All this is happening in my native Virginia, my beloved home. I weep and yet, like so many things, I see that this is really a gift of enormous proportions, a hand outstretched by God. What goodness might come from this? Let us dwell there.

Social change is slow. Has been in Virginia.

Political and legislative change is often even more so. Talk to Thomas Jefferson about what it’s like to have your anti-slave trade bills rejected in the Virginia House. Talk to him about how to unravel that knot at that time with those people and how to stay afloat with the issues that matter to you in the face of overwhelming opposition.

Cultural weights, like blackface, also forge a drag on progress unless we can use them as a sail instead.

And then our ignorance of history wraps chains around us as forcefully as the physical chains of a cruel past.

But where we are now in Virginia, with the Northam blackface story to contend with, is that we need a way forward that conquers the power of our tweet-frenzied broadcasting paradigm, and tempers our freedom of speech with the cultural value of the responsibility of speech, and moreover, our role in the democratic process beyond the vote, such as lobbying for change.

We need patience.
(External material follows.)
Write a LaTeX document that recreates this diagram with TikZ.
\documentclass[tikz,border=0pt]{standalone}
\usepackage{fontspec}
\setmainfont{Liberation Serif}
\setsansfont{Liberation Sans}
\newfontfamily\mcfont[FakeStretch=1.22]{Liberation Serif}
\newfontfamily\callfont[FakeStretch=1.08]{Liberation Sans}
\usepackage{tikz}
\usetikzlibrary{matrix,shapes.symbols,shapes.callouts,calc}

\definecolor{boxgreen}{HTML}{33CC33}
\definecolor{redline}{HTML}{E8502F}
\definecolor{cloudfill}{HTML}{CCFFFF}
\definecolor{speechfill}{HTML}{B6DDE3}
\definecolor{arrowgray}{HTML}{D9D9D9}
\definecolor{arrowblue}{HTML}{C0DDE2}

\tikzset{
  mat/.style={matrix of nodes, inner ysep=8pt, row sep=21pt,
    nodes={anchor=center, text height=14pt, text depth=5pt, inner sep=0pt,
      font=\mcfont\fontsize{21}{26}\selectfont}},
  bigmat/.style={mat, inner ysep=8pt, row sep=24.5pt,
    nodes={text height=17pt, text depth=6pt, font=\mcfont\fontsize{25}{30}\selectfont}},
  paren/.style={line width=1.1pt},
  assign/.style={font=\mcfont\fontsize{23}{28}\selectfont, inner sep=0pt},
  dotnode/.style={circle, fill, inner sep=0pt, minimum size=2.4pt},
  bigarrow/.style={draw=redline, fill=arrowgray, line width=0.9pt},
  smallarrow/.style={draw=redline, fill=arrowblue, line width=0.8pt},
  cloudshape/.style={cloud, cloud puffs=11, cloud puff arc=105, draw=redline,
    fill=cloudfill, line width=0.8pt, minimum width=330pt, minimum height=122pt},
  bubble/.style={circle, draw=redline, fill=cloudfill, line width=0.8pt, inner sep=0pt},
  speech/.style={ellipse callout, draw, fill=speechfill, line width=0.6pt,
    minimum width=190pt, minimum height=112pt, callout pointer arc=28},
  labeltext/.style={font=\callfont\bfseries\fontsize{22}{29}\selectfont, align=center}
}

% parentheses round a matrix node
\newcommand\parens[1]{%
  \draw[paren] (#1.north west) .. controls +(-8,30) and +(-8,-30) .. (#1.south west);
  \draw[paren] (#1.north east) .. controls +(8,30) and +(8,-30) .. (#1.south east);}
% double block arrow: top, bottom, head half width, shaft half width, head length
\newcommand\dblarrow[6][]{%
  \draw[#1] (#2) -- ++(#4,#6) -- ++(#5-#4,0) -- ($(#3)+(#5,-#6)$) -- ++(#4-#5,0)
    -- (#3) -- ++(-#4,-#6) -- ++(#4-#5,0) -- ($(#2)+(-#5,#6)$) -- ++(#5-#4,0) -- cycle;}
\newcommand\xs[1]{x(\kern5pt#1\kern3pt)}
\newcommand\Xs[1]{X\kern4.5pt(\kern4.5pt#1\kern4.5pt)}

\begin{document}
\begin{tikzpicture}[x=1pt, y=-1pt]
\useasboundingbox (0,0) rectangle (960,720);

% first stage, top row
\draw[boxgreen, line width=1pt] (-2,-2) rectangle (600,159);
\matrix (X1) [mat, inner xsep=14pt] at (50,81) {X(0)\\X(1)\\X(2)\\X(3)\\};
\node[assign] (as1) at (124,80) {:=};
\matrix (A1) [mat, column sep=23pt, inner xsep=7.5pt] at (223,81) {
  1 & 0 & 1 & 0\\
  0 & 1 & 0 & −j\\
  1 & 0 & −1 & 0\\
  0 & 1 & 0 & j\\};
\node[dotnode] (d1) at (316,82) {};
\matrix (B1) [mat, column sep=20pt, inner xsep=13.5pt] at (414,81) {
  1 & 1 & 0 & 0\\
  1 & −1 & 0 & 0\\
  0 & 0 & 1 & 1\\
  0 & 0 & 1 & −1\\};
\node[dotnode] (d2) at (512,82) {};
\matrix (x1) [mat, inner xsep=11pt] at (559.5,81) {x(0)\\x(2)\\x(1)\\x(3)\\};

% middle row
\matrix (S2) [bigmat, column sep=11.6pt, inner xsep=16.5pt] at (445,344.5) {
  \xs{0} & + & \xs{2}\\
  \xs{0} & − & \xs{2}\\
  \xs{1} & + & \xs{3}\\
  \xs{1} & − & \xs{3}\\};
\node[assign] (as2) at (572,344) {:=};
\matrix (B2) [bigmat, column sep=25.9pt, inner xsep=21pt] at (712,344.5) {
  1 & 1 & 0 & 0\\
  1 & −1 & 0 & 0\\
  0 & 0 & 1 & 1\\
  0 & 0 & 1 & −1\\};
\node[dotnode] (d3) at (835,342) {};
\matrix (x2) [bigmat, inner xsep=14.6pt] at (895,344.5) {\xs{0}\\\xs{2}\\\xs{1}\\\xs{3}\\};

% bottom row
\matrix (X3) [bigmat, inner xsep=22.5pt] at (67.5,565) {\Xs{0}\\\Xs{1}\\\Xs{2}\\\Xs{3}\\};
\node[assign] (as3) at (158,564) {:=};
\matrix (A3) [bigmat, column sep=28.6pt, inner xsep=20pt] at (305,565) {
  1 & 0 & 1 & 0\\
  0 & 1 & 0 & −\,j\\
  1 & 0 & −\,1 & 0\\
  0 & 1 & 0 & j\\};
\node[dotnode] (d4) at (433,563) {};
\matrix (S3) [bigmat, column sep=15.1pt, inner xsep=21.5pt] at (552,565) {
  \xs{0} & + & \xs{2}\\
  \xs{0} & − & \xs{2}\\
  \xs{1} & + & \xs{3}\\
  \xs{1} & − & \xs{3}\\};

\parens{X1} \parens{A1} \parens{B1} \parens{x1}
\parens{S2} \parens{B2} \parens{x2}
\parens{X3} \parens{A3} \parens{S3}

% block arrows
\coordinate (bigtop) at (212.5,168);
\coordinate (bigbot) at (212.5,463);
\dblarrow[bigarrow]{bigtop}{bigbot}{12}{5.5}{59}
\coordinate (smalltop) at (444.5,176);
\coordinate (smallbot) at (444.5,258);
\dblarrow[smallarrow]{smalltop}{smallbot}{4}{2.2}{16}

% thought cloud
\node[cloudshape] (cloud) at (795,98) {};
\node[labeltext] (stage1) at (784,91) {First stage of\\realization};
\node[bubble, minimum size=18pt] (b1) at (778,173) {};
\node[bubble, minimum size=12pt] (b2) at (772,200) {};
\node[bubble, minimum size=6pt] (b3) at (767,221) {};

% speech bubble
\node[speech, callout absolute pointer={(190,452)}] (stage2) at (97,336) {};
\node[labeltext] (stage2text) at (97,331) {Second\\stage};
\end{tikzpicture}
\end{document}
We need compassion. We need perspective. We need our better angels.

As in most essays I write, I am often quite out of step with my society. Sadly, superficial analyses, trigger-happy responses, one-upmanship, and disruption for disruption’s sake have become the values of the people we are.

I can’t see that it makes anyone happy, or experience a more meaningful life because of these approaches. But undoubtedly it makes people feel in control in a time where technological and informational change happens at a pace that outstrips human comprehension and digestion.

My take is that that paradigm has jumped the shark. That it’s unworthy of us both as a people and as a one-time beacon to the world.

So we’ve got some work to do. It doesn’t take a genius to see that that work won’t be addressed by resignations and fists thumping onto table tops in a righteous demand for pseudo-justice.

It’s time to do it right once and for all. (And then we can have an important talk about the NORTH.)